Restate exactly the lines of the entries below, beginning with the first and ending with the line that holds "Chart.register(...registerables);". Pictures are not copied.
START
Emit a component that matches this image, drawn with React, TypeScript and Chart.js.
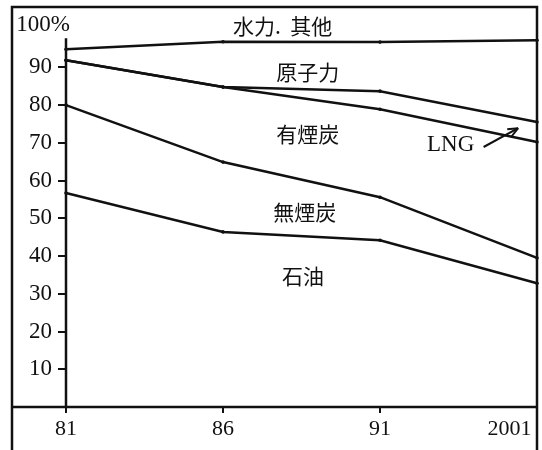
import React, { useEffect, useRef } from 'react';
import { Chart, registerables } from 'chart.js';

Chart.register(...registerables);

// ---- data (cumulative share boundaries, %) ----
const years = ['81', '86', '91', '2001'];
const hydroOtherLower = [94.8, 96.8, 96.7, 97.2]; // 水力.其他 / 原子力 boundary
const nuclearLower = [91.9, 84.8, 83.7, 75.5]; // 原子力 / LNG boundary
const lngLower = [91.9, 84.8, 78.9, 70.2]; // LNG / 有煙炭 boundary
const bituminousLower = [80.0, 64.9, 55.6, 39.5]; // 有煙炭 / 無煙炭 boundary
const anthraciteLower = [56.7, 46.4, 44.2, 32.8]; // 無煙炭 / 石油 boundary

const yTickValues = [10, 20, 30, 40, 50, 60, 70, 80, 90];
const yMax = 106;
const yAxisTop = 97.7;

// region labels: [text, x index, y value]
const regionLabels: [string, number, number][] = [
  ['水力.  其他', 1.38, 100.9],
  ['原子力', 1.54, 88.7],
  ['有煙炭', 1.54, 72.3],
  ['無煙炭', 1.52, 51.7],
  ['石油', 1.51, 34.7],
];
const lngLabel: [string, number, number] = ['LNG', 2.45, 69.4];
const lngArrow = { from: [2.66, 68.9], to: [2.88, 73.9] };
const unitLabel = '100%';

const INK = '#111';
const SERIF = '"Liberation Serif", "DejaVu Serif", serif';
const CJK = '"Noto Sans CJK JP", "Noto Sans CJK SC", sans-serif';

const decorations = {
  id: 'decorations',
  afterDraw(chart: any) {
    const { ctx, chartArea, scales } = chart;
    const xs = scales.x;
    const ys = scales.y;
    const frameLeft = 12;
    ctx.save();
    ctx.strokeStyle = INK;
    ctx.lineWidth = 2.5;
    ctx.beginPath();
    // outer frame
    ctx.moveTo(frameLeft, chart.height);
    ctx.lineTo(frameLeft, chartArea.top);
    ctx.lineTo(chartArea.right, chartArea.top);
    ctx.lineTo(chartArea.right, chart.height);
    // x axis line
    ctx.moveTo(frameLeft, chartArea.bottom);
    ctx.lineTo(chartArea.right, chartArea.bottom);
    // y axis line
    ctx.moveTo(chartArea.left, ys.getPixelForValue(yAxisTop));
    ctx.lineTo(chartArea.left, chartArea.bottom);
    ctx.stroke();

    ctx.fillStyle = INK;
    ctx.textBaseline = 'middle';
    // unit label
    ctx.font = `23px ${SERIF}`;
    ctx.textAlign = 'center';
    ctx.fillText(unitLabel, chartArea.left - 23, ys.getPixelForValue(101.2));

    // region labels
    ctx.font = `21px ${CJK}`;
    for (const [t, xi, yv] of regionLabels) {
      ctx.fillText(t, xs.getPixelForValue(xi), ys.getPixelForValue(yv));
    }
    // LNG label
    ctx.font = `23px ${SERIF}`;
    ctx.fillText(lngLabel[0], xs.getPixelForValue(lngLabel[1]), ys.getPixelForValue(lngLabel[2]));

    // arrow
    const x1 = xs.getPixelForValue(lngArrow.from[0]);
    const y1 = ys.getPixelForValue(lngArrow.from[1]);
    const x2 = xs.getPixelForValue(lngArrow.to[0]);
    const y2 = ys.getPixelForValue(lngArrow.to[1]);
    ctx.lineWidth = 2;
    ctx.beginPath();
    ctx.moveTo(x1, y1);
    ctx.lineTo(x2, y2);
    ctx.stroke();
    const ang = Math.atan2(y2 - y1, x2 - x1);
    const hl = 11;
    ctx.beginPath();
    ctx.moveTo(x2, y2);
    ctx.lineTo(x2 - hl * Math.cos(ang - 0.4), y2 - hl * Math.sin(ang - 0.4));
    ctx.moveTo(x2, y2);
    ctx.lineTo(x2 - hl * Math.cos(ang + 0.4), y2 - hl * Math.sin(ang + 0.4));
    ctx.stroke();
    ctx.restore();
  },
};

const lineDataset = (data: number[]) => ({
  data,
  borderColor: INK,
  backgroundColor: INK,
  borderWidth: 2.5,
  pointRadius: 1.8,
  pointBackgroundColor: INK,
  pointBorderWidth: 0,
  fill: false,
  tension: 0,
});

export default function App() {
  const ref = useRef<HTMLCanvasElement>(null);
  useEffect(() => {
    if (!ref.current) return;
    const chart = new Chart(ref.current, {
      type: 'line',
      data: {
        labels: years,
        datasets: [
          lineDataset(hydroOtherLower),
          lineDataset(nuclearLower),
          lineDataset(lngLower),
          lineDataset(bituminousLower),
          lineDataset(anthraciteLower),
        ],
      },
      options: {
        animation: false,
        responsive: false,
        devicePixelRatio: 1,
        events: [],
        layout: { padding: { left: 0, right: 5, top: 7, bottom: 0 } },
        plugins: { legend: { display: false }, tooltip: { enabled: false } },
        scales: {
          x: {
            type: 'category',
            offset: false,
            afterFit: (s: any) => {
              s.height = 43;
              s.paddingLeft = 0;
              s.paddingRight = 0;
            },
            border: { display: false },
            grid: { drawOnChartArea: false, drawTicks: true, tickLength: 6, color: INK, lineWidth: 2 },
            ticks: {
              color: INK,
              padding: 3,
              maxRotation: 0,
              autoSkip: false,
              font: { family: SERIF, size: 22 },
              callback: (_v: any, i: number) =>
                i === years.length - 1 ? years[i] + '\u2007\u2007\u2007\u2007\u2007' : years[i],
            },
          },
          y: {
            min: 0,
            max: yMax,
            afterFit: (s: any) => {
              s.width = 66;
              s.paddingTop = 0;
              s.paddingBottom = 0;
            },
            afterBuildTicks: (s: any) => {
              s.ticks = yTickValues.map((v) => ({ value: v }));
            },
            border: { display: false },
            grid: { drawOnChartArea: false, drawTicks: true, tickLength: 8, color: INK, lineWidth: 2 },
            ticks: {
              color: INK,
              padding: 6,
              font: { family: SERIF, size: 23 },
              callback: (v: any) => String(v),
            },
          },
        },
      },
      plugins: [decorations],
    });
    return () => chart.destroy();
  }, []);
  return (
    <div style={{ position: 'absolute', left: 0, top: 0, width: 542, height: 450, background: '#fff' }}>
      <canvas ref={ref} width={542} height={450} />
    </div>
  );
}
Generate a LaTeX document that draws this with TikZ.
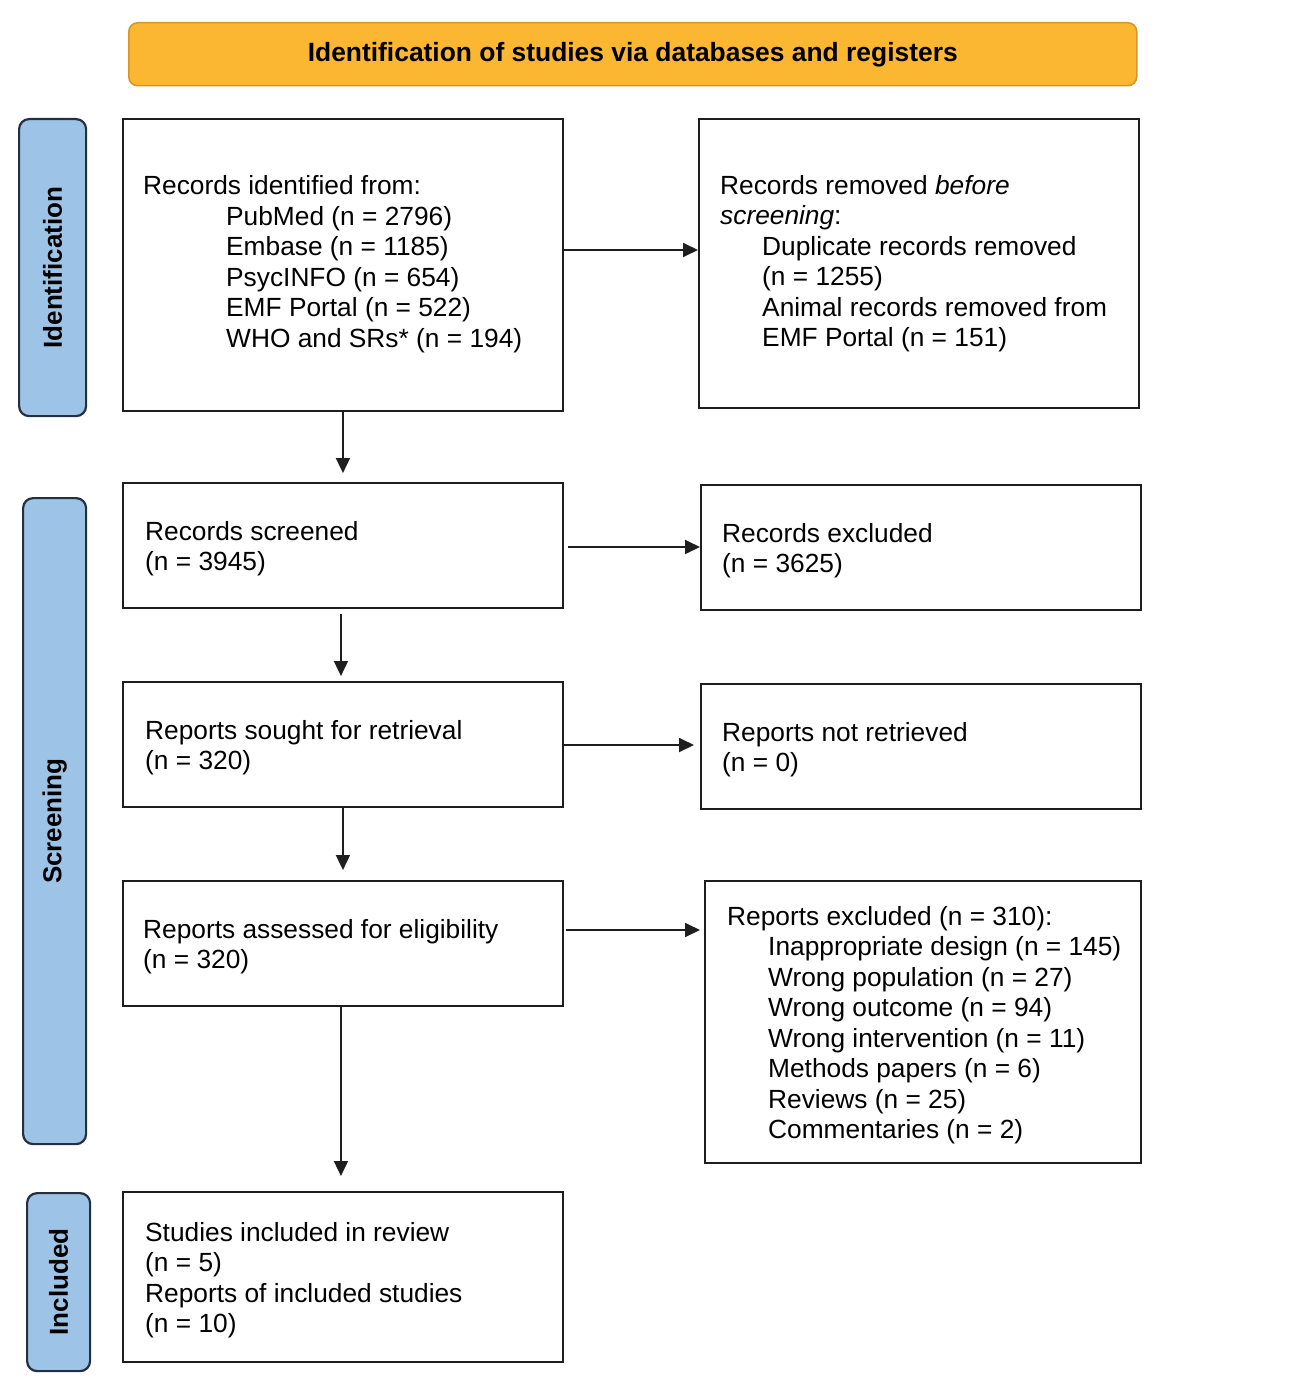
\documentclass[tikz,border=0pt]{standalone}
\usepackage{fontspec}
\setmainfont{Liberation Sans}
\usetikzlibrary{arrows.meta,calc}
\definecolor{hdrfill}{RGB}{251,183,50}
\definecolor{hdrdraw}{RGB}{212,150,40}
\definecolor{sidefill}{RGB}{157,195,230}
\definecolor{sidedraw}{RGB}{35,48,66}
\definecolor{boxdraw}{RGB}{30,30,30}
\begin{document}
\begin{tikzpicture}[x=1pt,y=-1pt,
  every node/.style={font=\fontsize{26.3}{30.5}\selectfont},
  flowbox/.style={draw=boxdraw, line width=1.9pt, anchor=north west, inner sep=0pt},
  boxtext/.style={anchor=west, align=left, inner sep=0pt, yshift=-3pt},
  sidebox/.style={draw=sidedraw, fill=sidefill, line width=2.2pt, rounded corners=10pt, anchor=north west, inner sep=0pt},
  sidetext/.style={rotate=90, font=\fontsize{26}{30}\selectfont\bfseries},
  hdrbox/.style={draw=hdrdraw, fill=hdrfill, line width=1.5pt, rounded corners=9pt, anchor=north west, inner sep=0pt, font=\fontsize{26.4}{30}\selectfont\bfseries},
  arr/.style={line width=1.8pt, draw=boxdraw, -{Triangle[length=15pt,width=14pt]}}
]
\useasboundingbox (0,0) rectangle (1300,1394);

% header
\node[hdrbox, minimum width=1008pt, minimum height=63pt] (hdr) at (128,22) {Identification of studies via databases and registers};

% side labels
\node[sidebox, minimum width=67pt, minimum height=297pt] (sideid) at (18,118) {};
\node[sidetext] (sideidtxt) at (sideid.center) {Identification};
\node[sidebox, minimum width=63pt, minimum height=646pt] (sidescr) at (22,497) {};
\node[sidetext] (sidescrtxt) at (sidescr.center) {Screening};
\node[sidebox, minimum width=63pt, minimum height=178pt] (sideinc) at (26,1192) {};
\node[sidetext] (sideinctxt) at (sideinc.center) {Included};

% boxes
\node[flowbox, minimum width=440pt, minimum height=292pt] (ident) at (122,118) {};
\node[boxtext] (identtxt) at ([xshift=21pt,yshift=4pt]ident.west) {Records identified from:\\
\hspace*{83pt}PubMed (n = 2796)\\
\hspace*{83pt}Embase (n = 1185)\\
\hspace*{83pt}PsycINFO (n = 654)\\
\hspace*{83pt}EMF Portal (n = 522)\\
\hspace*{83pt}WHO and SRs* (n = 194)};

\node[flowbox, minimum width=440pt, minimum height=289pt] (removed) at (698,118) {};
\node[boxtext] (removedtxt) at ([xshift=22pt,yshift=3pt]removed.west) {Records removed \textit{before}\\
\textit{screening}:\\
\hspace*{42pt}Duplicate records removed\\
\hspace*{42pt}(n = 1255)\\
\hspace*{42pt}Animal records removed from\\
\hspace*{42pt}EMF Portal (n = 151)};

\node[flowbox, minimum width=440pt, minimum height=125pt] (screened) at (122,482) {};
\node[boxtext] (screenedtxt) at ([xshift=23pt]screened.west) {Records screened\\(n = 3945)};

\node[flowbox, minimum width=440pt, minimum height=125pt] (excluded) at (700,484) {};
\node[boxtext] (excludedtxt) at ([xshift=22pt]excluded.west) {Records excluded\\(n = 3625)};

\node[flowbox, minimum width=440pt, minimum height=125pt] (sought) at (122,681) {};
\node[boxtext] (soughttxt) at ([xshift=23pt]sought.west) {Reports sought for retrieval\\(n = 320)};

\node[flowbox, minimum width=440pt, minimum height=125pt] (notretr) at (700,683) {};
\node[boxtext] (notretrtxt) at ([xshift=22pt]notretr.west) {Reports not retrieved\\(n = 0)};

\node[flowbox, minimum width=440pt, minimum height=125pt] (assessed) at (122,880) {};
\node[boxtext] (assessedtxt) at ([xshift=21pt]assessed.west) {Reports assessed for eligibility\\(n = 320)};

\node[flowbox, minimum width=436pt, minimum height=282pt] (repexcl) at (704,880) {};
\node[boxtext] (repexcltxt) at ([xshift=23pt]repexcl.west) {Reports excluded (n = 310):\\
\hspace*{41pt}Inappropriate design (n = 145)\\
\hspace*{41pt}Wrong population (n = 27)\\
\hspace*{41pt}Wrong outcome (n = 94)\\
\hspace*{41pt}Wrong intervention (n = 11)\\
\hspace*{41pt}Methods papers (n = 6)\\
\hspace*{41pt}Reviews (n = 25)\\
\hspace*{41pt}Commentaries (n = 2)};

\node[flowbox, minimum width=440pt, minimum height=170pt] (included) at (122,1191) {};
\node[boxtext] (includedtxt) at ([xshift=23pt]included.west) {Studies included in review\\(n = 5)\\Reports of included studies\\(n = 10)};

% helper coordinates
\coordinate (r1) at (0,250);
\coordinate (r2) at (0,547);
\coordinate (r3) at (0,745);
\coordinate (r4) at (0,930);

% connectors
\draw[arr] (ident.east |- r1) -- (removed.west |- r1);
\draw[arr, shorten <=4pt] (screened.east |- r2) -- (excluded.west |- r2);
\draw[arr, shorten >=6pt] (sought.east |- r3) -- (notretr.west |- r3);
\draw[arr, shorten <=2pt, shorten >=4pt] (assessed.east |- r4) -- (repexcl.west |- r4);

\draw[arr, shorten >=9pt] (ident.south) -- (screened.north);
\draw[arr, shorten <=5pt, shorten >=5pt] ([xshift=-2pt]screened.south) -- ([xshift=-2pt]sought.north);
\draw[arr, shorten >=10pt] (sought.south) -- (assessed.north);
\draw[arr, shorten >=15pt] ([xshift=-2pt]assessed.south) -- ([xshift=-2pt]included.north);
\end{tikzpicture}
\end{document}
END
> FINISHED EXERCISE
Emit a component that matches this image, drawn with React, TypeScript and Chart.js.
import React, { useEffect, useRef } from 'react';
import { Chart, registerables } from 'chart.js';

Chart.register(...registerables);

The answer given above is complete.